* PROBLEM DETAILS *
Extract the full listing verbatim and drop any pictures from your copy.

* DATA LINES *

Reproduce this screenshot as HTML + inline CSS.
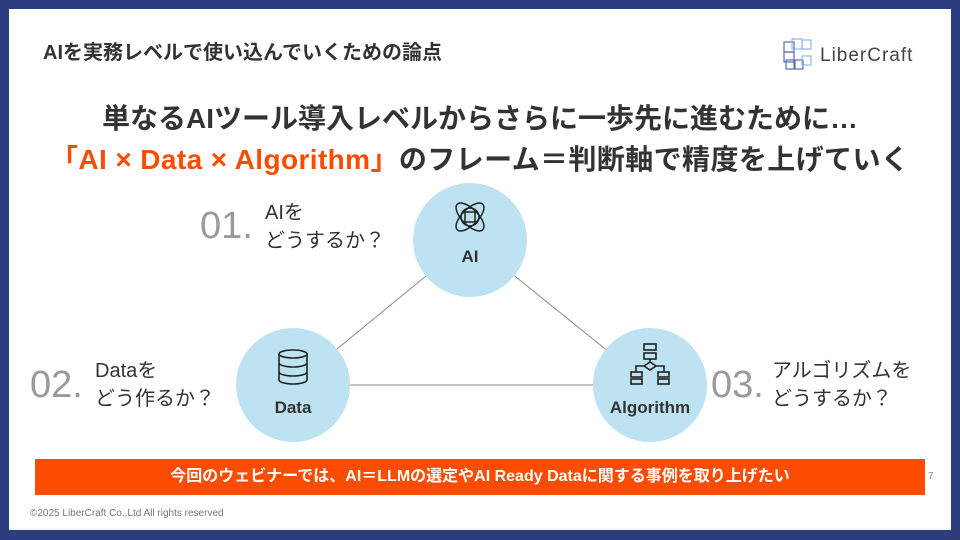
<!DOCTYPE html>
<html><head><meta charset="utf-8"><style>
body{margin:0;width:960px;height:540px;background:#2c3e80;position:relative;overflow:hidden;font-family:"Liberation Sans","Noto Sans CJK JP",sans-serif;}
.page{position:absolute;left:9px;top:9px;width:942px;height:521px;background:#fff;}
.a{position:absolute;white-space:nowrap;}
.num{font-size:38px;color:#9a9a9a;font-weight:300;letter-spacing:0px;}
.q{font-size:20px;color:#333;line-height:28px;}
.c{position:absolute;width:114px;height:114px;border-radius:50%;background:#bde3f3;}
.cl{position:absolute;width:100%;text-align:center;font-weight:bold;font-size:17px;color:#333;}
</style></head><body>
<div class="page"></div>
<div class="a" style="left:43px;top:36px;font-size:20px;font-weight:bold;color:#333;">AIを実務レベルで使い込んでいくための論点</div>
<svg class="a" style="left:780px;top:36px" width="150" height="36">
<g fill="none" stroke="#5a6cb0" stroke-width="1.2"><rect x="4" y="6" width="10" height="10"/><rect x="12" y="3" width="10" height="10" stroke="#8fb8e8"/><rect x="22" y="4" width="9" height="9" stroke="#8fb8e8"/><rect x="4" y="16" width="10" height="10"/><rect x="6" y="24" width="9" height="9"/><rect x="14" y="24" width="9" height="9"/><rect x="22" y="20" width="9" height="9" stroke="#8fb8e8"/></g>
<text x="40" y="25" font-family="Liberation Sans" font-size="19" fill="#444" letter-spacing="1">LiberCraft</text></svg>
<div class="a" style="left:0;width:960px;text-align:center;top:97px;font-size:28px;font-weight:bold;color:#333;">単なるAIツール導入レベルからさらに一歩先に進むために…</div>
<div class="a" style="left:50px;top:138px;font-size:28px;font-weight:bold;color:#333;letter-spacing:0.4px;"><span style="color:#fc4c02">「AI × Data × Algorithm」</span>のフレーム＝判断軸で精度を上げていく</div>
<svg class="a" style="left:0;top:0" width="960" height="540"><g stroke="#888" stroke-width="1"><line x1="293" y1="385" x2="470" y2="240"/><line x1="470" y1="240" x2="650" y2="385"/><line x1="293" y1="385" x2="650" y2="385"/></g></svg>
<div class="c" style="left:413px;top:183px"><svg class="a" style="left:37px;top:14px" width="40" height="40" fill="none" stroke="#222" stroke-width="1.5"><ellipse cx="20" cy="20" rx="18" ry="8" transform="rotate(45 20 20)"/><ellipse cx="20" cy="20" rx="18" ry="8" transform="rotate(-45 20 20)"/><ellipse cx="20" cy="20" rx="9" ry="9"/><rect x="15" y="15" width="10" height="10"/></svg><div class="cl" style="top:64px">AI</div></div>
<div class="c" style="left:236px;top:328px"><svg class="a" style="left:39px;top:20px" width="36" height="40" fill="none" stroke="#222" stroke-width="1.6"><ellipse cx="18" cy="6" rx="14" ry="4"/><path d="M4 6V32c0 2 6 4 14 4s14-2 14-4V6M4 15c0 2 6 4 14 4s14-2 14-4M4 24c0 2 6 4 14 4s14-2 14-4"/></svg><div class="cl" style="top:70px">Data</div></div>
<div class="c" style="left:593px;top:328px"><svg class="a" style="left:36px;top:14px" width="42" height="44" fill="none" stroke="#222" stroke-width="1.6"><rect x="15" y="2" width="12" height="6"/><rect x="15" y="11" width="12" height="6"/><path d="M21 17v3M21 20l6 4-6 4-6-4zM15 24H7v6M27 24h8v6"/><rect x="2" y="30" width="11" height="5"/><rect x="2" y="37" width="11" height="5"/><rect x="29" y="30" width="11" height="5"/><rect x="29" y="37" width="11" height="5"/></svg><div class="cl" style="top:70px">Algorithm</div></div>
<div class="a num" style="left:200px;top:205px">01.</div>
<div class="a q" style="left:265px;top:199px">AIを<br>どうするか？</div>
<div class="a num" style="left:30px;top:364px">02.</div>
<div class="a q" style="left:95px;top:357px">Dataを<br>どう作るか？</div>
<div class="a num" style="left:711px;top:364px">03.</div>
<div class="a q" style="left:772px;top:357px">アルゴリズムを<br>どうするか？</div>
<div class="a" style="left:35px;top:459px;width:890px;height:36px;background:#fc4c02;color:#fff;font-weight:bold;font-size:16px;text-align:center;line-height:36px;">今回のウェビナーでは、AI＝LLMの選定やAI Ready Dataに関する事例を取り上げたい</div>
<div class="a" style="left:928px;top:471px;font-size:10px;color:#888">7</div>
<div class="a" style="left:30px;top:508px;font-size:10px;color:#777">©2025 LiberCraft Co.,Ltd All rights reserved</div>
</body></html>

* ANSWER FOR THE TASK *
Reproduce this screenshot as HTML + inline CSS.
<!DOCTYPE html>
<html><head><meta charset="utf-8"><style>
body{margin:0;width:960px;height:540px;background:#2c3e80;position:relative;overflow:hidden;font-family:"Liberation Sans","Noto Sans CJK JP",sans-serif;}
.page{position:absolute;left:9px;top:9px;width:942px;height:521px;background:#fff;}
.a{position:absolute;white-space:nowrap;}
.num{font-size:38px;color:#9a9a9a;font-weight:300;letter-spacing:0px;}
.q{font-size:20px;color:#333;line-height:28px;}
.c{position:absolute;width:114px;height:114px;border-radius:50%;background:#bde3f3;}
.cl{position:absolute;width:100%;text-align:center;font-weight:bold;font-size:17px;color:#333;}
</style></head><body>
<div class="page"></div>
<div class="a" style="left:43px;top:36px;font-size:20px;font-weight:bold;color:#333;">AIを実務レベルで使い込んでいくための論点</div>
<svg class="a" style="left:780px;top:36px" width="150" height="36">
<g fill="none" stroke="#5a6cb0" stroke-width="1.2"><rect x="4" y="6" width="10" height="10"/><rect x="12" y="3" width="10" height="10" stroke="#8fb8e8"/><rect x="22" y="4" width="9" height="9" stroke="#8fb8e8"/><rect x="4" y="16" width="10" height="10"/><rect x="6" y="24" width="9" height="9"/><rect x="14" y="24" width="9" height="9"/><rect x="22" y="20" width="9" height="9" stroke="#8fb8e8"/></g>
<text x="40" y="25" font-family="Liberation Sans" font-size="19" fill="#444" letter-spacing="1">LiberCraft</text></svg>
<div class="a" style="left:0;width:960px;text-align:center;top:97px;font-size:28px;font-weight:bold;color:#333;">単なるAIツール導入レベルからさらに一歩先に進むために…</div>
<div class="a" style="left:50px;top:138px;font-size:28px;font-weight:bold;color:#333;letter-spacing:0.4px;"><span style="color:#fc4c02">「AI × Data × Algorithm」</span>のフレーム＝判断軸で精度を上げていく</div>
<svg class="a" style="left:0;top:0" width="960" height="540"><g stroke="#888" stroke-width="1"><line x1="293" y1="385" x2="470" y2="240"/><line x1="470" y1="240" x2="650" y2="385"/><line x1="293" y1="385" x2="650" y2="385"/></g></svg>
<div class="c" style="left:413px;top:183px"><svg class="a" style="left:37px;top:14px" width="40" height="40" fill="none" stroke="#222" stroke-width="1.5"><ellipse cx="20" cy="20" rx="18" ry="8" transform="rotate(45 20 20)"/><ellipse cx="20" cy="20" rx="18" ry="8" transform="rotate(-45 20 20)"/><ellipse cx="20" cy="20" rx="9" ry="9"/><rect x="15" y="15" width="10" height="10"/></svg><div class="cl" style="top:64px">AI</div></div>
<div class="c" style="left:236px;top:328px"><svg class="a" style="left:39px;top:20px" width="36" height="40" fill="none" stroke="#222" stroke-width="1.6"><ellipse cx="18" cy="6" rx="14" ry="4"/><path d="M4 6V32c0 2 6 4 14 4s14-2 14-4V6M4 15c0 2 6 4 14 4s14-2 14-4M4 24c0 2 6 4 14 4s14-2 14-4"/></svg><div class="cl" style="top:70px">Data</div></div>
<div class="c" style="left:593px;top:328px"><svg class="a" style="left:36px;top:14px" width="42" height="44" fill="none" stroke="#222" stroke-width="1.6"><rect x="15" y="2" width="12" height="6"/><rect x="15" y="11" width="12" height="6"/><path d="M21 17v3M21 20l6 4-6 4-6-4zM15 24H7v6M27 24h8v6"/><rect x="2" y="30" width="11" height="5"/><rect x="2" y="37" width="11" height="5"/><rect x="29" y="30" width="11" height="5"/><rect x="29" y="37" width="11" height="5"/></svg><div class="cl" style="top:70px">Algorithm</div></div>
<div class="a num" style="left:200px;top:205px">01.</div>
<div class="a q" style="left:265px;top:199px">AIを<br>どうするか？</div>
<div class="a num" style="left:30px;top:364px">02.</div>
<div class="a q" style="left:95px;top:357px">Dataを<br>どう作るか？</div>
<div class="a num" style="left:711px;top:364px">03.</div>
<div class="a q" style="left:772px;top:357px">アルゴリズムを<br>どうするか？</div>
<div class="a" style="left:35px;top:459px;width:890px;height:36px;background:#fc4c02;color:#fff;font-weight:bold;font-size:16px;text-align:center;line-height:36px;">今回のウェビナーでは、AI＝LLMの選定やAI Ready Dataに関する事例を取り上げたい</div>
<div class="a" style="left:928px;top:471px;font-size:10px;color:#888">7</div>
<div class="a" style="left:30px;top:508px;font-size:10px;color:#777">©2025 LiberCraft Co.,Ltd All rights reserved</div>
</body></html>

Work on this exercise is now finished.